WHAT TO DO: Without the pictures, can you quote each line below exactly?

----

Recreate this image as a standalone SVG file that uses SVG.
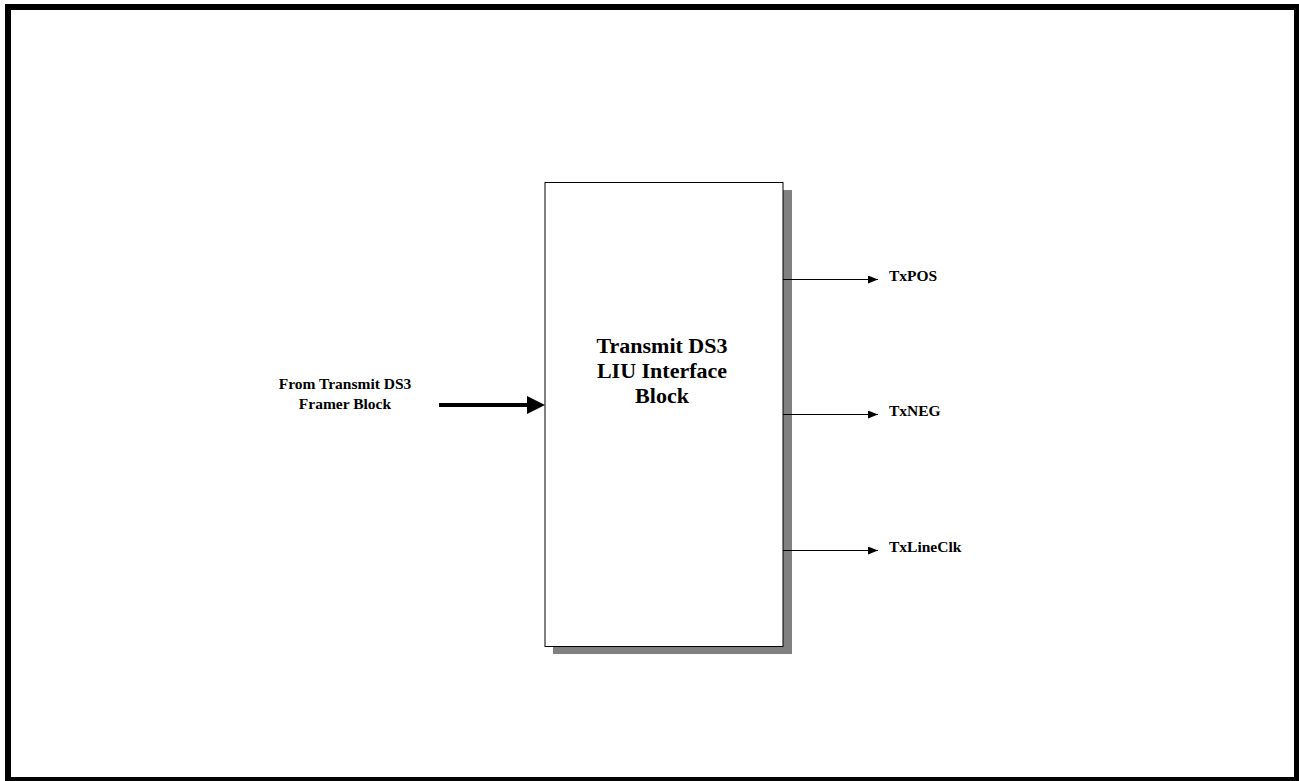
<svg xmlns="http://www.w3.org/2000/svg" width="1299" height="781" viewBox="0 0 1299 781">
<style>
text{font-family:"Liberation Serif","Times New Roman",serif;font-weight:bold;fill:#000}
.lbl{font-size:15.5px}
.big{font-size:22px}
.thin{stroke:#000;stroke-width:1;fill:none}
</style>
<defs>
<marker id="ah" markerWidth="10" markerHeight="8" refX="10" refY="4" orient="auto" markerUnits="userSpaceOnUse">
<path d="M0,0 L10,4 L0,8 Z" fill="#000"/>
</marker>
</defs>
<rect x="8" y="7" width="1289" height="773" fill="#fff" stroke="#000" stroke-width="6"/>
<g id="liu-block">
<rect x="553" y="190" width="239" height="464" fill="#808080"/>
<rect x="545" y="182.5" width="238" height="464" fill="#fff" stroke="#000" stroke-width="1"/>
<text class="big" text-anchor="middle" x="662" y="353">Transmit DS3</text>
<text class="big" text-anchor="middle" x="662" y="378">LIU Interface</text>
<text class="big" text-anchor="middle" x="662" y="403">Block</text>
</g>
<g id="input-label">
<text class="lbl" text-anchor="middle" x="345" y="389">From Transmit DS3</text>
<text class="lbl" text-anchor="middle" x="345" y="409">Framer Block</text>
</g>
<g id="txpos"><text class="lbl" x="889" y="281">TxPOS</text></g>
<g id="txneg"><text class="lbl" x="889" y="416">TxNEG</text></g>
<g id="txlineclk"><text class="lbl" x="889" y="552">TxLineClk</text></g>
<g id="connectors">
<line x1="439" y1="405" x2="530" y2="405" stroke="#000" stroke-width="4"/>
<path d="M527,396 L545,405 L527,414 Z" fill="#000"/>
<line class="thin" x1="783" y1="279.5" x2="878" y2="279.5" marker-end="url(#ah)"/>
<line class="thin" x1="783" y1="414.5" x2="878" y2="414.5" marker-end="url(#ah)"/>
<line class="thin" x1="783" y1="550.5" x2="878" y2="550.5" marker-end="url(#ah)"/>
</g>
</svg>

----

WRITTEN ANSWER:
Recreate this image as a standalone SVG file that uses SVG.
<svg xmlns="http://www.w3.org/2000/svg" width="1299" height="781" viewBox="0 0 1299 781">
<style>
text{font-family:"Liberation Serif","Times New Roman",serif;font-weight:bold;fill:#000}
.lbl{font-size:15.5px}
.big{font-size:22px}
.thin{stroke:#000;stroke-width:1;fill:none}
</style>
<defs>
<marker id="ah" markerWidth="10" markerHeight="8" refX="10" refY="4" orient="auto" markerUnits="userSpaceOnUse">
<path d="M0,0 L10,4 L0,8 Z" fill="#000"/>
</marker>
</defs>
<rect x="8" y="7" width="1289" height="773" fill="#fff" stroke="#000" stroke-width="6"/>
<g id="liu-block">
<rect x="553" y="190" width="239" height="464" fill="#808080"/>
<rect x="545" y="182.5" width="238" height="464" fill="#fff" stroke="#000" stroke-width="1"/>
<text class="big" text-anchor="middle" x="662" y="353">Transmit DS3</text>
<text class="big" text-anchor="middle" x="662" y="378">LIU Interface</text>
<text class="big" text-anchor="middle" x="662" y="403">Block</text>
</g>
<g id="input-label">
<text class="lbl" text-anchor="middle" x="345" y="389">From Transmit DS3</text>
<text class="lbl" text-anchor="middle" x="345" y="409">Framer Block</text>
</g>
<g id="txpos"><text class="lbl" x="889" y="281">TxPOS</text></g>
<g id="txneg"><text class="lbl" x="889" y="416">TxNEG</text></g>
<g id="txlineclk"><text class="lbl" x="889" y="552">TxLineClk</text></g>
<g id="connectors">
<line x1="439" y1="405" x2="530" y2="405" stroke="#000" stroke-width="4"/>
<path d="M527,396 L545,405 L527,414 Z" fill="#000"/>
<line class="thin" x1="783" y1="279.5" x2="878" y2="279.5" marker-end="url(#ah)"/>
<line class="thin" x1="783" y1="414.5" x2="878" y2="414.5" marker-end="url(#ah)"/>
<line class="thin" x1="783" y1="550.5" x2="878" y2="550.5" marker-end="url(#ah)"/>
</g>
</svg>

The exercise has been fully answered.